■ **Work to do**
Pull out every line containing the string "this".

■ **Rows from a dataset of charts and code**
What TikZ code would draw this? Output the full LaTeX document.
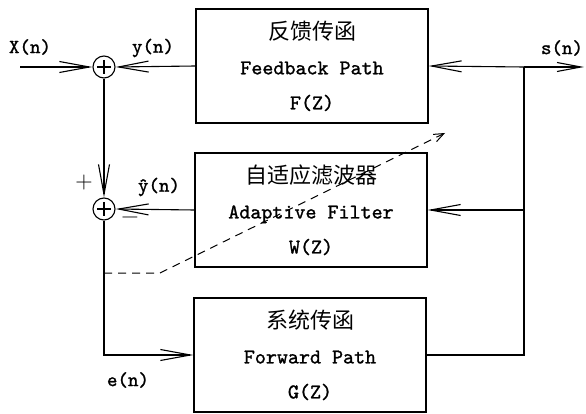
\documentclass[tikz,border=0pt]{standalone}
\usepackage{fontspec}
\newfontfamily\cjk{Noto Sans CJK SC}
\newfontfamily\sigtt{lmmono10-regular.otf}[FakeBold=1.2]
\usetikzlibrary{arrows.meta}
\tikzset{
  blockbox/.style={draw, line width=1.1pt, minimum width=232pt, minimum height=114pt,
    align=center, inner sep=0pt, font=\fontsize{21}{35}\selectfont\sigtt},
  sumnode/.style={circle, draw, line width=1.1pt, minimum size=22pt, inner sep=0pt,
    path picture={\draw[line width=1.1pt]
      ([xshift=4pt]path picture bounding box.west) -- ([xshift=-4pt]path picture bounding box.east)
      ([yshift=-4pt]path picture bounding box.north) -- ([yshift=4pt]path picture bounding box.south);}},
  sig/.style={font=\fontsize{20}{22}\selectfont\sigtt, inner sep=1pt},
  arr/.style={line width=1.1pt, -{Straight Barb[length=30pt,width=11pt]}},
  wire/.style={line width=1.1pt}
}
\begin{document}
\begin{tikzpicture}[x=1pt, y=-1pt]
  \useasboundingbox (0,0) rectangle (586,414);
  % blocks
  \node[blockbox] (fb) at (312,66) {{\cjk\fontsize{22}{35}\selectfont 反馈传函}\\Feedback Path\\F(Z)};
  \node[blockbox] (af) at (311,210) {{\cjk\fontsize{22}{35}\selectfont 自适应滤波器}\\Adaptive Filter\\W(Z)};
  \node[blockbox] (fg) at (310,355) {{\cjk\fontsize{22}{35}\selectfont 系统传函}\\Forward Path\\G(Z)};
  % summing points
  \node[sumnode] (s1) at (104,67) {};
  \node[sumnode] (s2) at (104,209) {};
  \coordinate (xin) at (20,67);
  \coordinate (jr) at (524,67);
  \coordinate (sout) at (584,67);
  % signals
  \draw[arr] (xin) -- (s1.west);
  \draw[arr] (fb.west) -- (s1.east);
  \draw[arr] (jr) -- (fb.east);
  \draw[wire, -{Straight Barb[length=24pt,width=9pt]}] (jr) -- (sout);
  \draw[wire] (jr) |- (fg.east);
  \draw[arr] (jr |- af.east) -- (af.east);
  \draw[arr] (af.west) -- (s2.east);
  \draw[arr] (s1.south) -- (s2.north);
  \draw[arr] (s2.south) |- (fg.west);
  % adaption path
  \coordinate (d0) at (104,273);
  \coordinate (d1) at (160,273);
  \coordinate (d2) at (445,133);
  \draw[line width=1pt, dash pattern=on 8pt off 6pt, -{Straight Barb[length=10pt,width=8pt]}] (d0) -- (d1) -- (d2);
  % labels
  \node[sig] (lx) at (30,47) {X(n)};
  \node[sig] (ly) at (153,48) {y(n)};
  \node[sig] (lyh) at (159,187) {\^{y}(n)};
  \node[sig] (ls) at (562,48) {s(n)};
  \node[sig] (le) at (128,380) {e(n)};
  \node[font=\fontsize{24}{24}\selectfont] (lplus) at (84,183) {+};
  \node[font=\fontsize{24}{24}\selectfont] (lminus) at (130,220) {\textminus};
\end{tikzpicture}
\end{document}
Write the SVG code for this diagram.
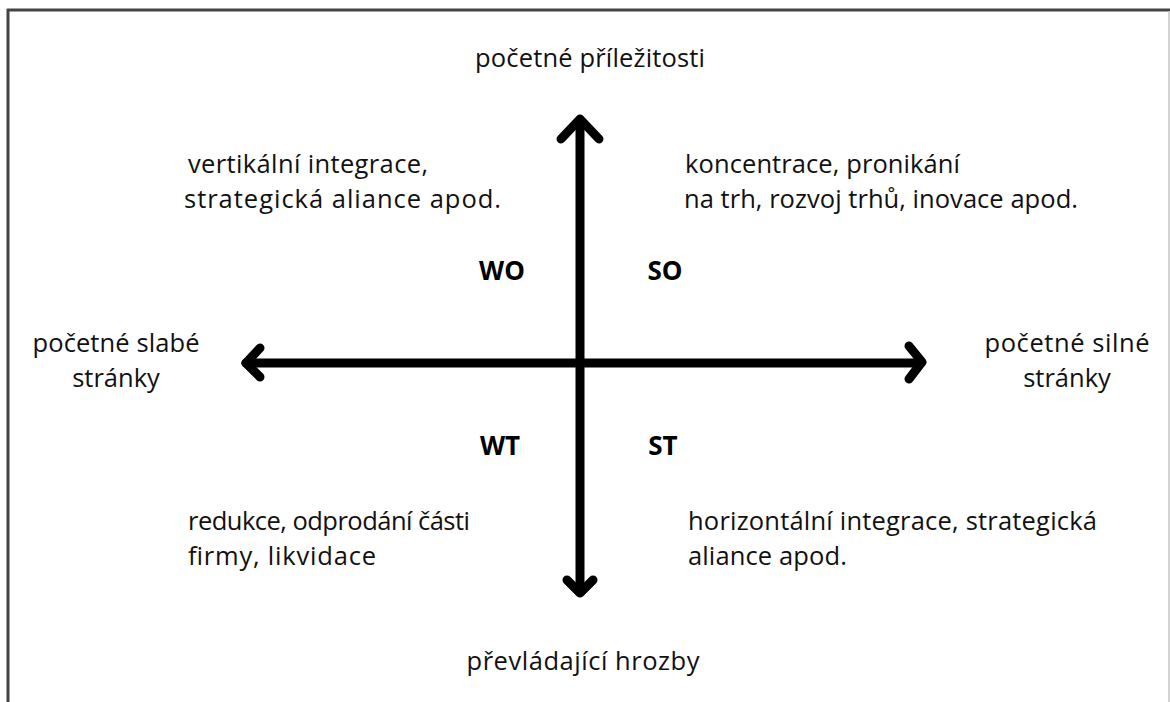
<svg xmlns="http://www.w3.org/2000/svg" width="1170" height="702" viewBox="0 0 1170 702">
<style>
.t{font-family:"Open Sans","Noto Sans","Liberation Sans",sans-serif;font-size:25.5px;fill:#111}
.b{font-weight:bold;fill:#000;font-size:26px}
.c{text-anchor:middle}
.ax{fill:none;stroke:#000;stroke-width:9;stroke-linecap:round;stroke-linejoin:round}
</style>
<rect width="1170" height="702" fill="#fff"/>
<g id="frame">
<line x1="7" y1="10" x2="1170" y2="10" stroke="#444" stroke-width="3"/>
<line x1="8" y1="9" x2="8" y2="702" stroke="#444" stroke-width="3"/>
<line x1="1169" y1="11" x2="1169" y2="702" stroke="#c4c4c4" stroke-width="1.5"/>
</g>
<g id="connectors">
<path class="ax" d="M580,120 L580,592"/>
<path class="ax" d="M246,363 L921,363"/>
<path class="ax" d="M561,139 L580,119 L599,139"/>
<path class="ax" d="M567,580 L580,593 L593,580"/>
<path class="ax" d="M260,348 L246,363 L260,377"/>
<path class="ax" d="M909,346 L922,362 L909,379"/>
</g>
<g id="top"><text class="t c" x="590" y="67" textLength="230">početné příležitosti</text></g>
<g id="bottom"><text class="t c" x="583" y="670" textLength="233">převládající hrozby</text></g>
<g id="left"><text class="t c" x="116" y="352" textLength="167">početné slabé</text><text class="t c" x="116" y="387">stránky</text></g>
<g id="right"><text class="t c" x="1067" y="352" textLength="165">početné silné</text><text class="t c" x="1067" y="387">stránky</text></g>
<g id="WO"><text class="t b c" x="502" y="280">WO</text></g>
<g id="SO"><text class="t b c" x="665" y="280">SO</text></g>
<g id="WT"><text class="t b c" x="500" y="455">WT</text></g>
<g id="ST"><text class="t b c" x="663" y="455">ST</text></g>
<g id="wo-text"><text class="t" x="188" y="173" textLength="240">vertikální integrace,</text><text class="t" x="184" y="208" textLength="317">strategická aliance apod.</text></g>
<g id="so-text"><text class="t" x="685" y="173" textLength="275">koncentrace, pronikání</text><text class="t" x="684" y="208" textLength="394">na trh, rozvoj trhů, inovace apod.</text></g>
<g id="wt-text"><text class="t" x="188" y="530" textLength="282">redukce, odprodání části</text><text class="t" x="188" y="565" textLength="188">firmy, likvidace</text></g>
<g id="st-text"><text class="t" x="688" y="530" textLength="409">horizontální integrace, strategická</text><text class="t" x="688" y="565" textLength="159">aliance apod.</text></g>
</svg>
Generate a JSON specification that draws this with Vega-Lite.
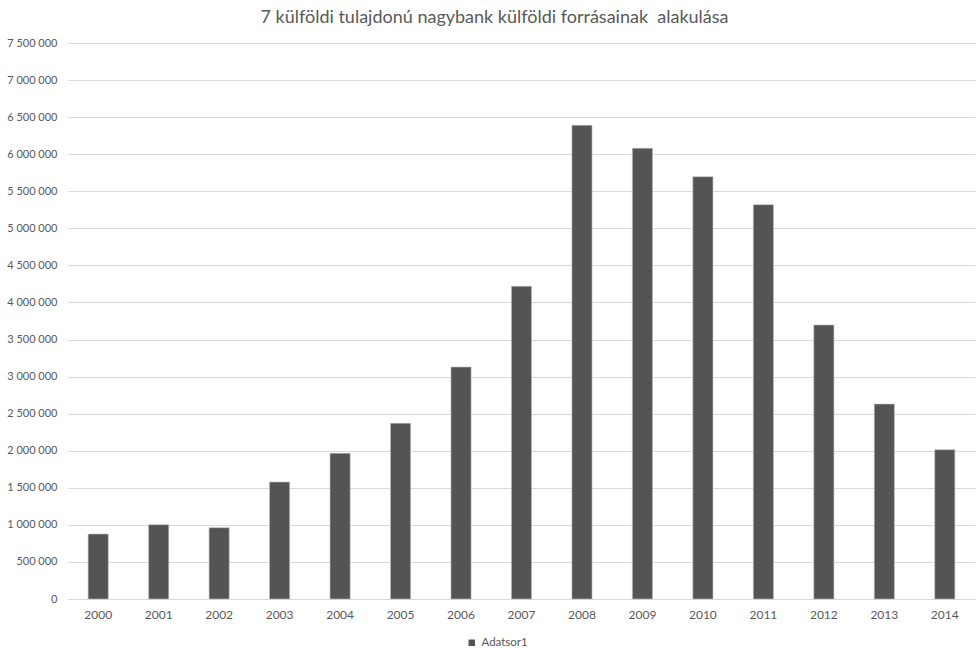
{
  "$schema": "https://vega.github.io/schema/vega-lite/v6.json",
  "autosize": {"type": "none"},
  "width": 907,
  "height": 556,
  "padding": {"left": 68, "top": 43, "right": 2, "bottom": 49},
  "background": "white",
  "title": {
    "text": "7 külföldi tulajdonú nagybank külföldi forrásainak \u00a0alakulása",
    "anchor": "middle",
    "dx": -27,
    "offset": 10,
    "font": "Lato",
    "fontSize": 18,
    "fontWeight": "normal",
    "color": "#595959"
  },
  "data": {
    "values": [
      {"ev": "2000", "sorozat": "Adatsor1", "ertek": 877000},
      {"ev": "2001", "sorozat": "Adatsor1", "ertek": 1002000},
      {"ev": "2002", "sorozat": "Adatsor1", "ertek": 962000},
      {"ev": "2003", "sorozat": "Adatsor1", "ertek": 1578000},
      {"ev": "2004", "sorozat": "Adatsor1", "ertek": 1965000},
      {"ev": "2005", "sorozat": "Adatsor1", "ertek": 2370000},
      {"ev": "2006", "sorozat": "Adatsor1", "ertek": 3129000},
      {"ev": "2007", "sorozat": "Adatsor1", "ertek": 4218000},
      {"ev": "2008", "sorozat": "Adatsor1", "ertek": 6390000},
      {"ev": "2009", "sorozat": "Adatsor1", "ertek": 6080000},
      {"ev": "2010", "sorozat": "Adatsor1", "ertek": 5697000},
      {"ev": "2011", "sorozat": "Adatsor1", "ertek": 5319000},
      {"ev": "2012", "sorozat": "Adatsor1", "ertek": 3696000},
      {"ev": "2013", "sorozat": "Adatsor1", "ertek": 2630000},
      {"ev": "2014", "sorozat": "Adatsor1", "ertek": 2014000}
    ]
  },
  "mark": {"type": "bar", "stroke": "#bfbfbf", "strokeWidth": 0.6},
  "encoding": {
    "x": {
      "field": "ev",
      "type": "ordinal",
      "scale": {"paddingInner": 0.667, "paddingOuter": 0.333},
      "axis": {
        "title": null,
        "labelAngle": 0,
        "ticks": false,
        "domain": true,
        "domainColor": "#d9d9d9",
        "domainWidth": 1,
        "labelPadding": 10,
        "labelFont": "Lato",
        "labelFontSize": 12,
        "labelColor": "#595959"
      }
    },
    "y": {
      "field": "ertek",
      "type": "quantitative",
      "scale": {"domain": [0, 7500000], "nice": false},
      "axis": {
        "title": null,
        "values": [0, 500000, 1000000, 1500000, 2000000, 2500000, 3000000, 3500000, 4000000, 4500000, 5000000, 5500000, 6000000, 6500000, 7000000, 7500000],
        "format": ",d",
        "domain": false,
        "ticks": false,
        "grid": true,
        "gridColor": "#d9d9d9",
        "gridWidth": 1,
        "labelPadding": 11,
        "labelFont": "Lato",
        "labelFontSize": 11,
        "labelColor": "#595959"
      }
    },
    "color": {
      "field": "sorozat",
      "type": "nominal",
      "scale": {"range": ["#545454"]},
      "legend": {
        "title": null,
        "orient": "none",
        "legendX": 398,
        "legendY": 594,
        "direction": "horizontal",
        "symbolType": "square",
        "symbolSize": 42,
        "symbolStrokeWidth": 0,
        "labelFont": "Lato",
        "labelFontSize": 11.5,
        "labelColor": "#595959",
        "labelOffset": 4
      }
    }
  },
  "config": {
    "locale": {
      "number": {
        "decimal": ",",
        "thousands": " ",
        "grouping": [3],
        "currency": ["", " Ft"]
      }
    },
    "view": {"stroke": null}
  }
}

■ **Task solution**
What TikZ code would draw this? Output the full LaTeX document.
Write the SVG code for this diagram.
Generate a JSON specification that draws this with Vega-Lite.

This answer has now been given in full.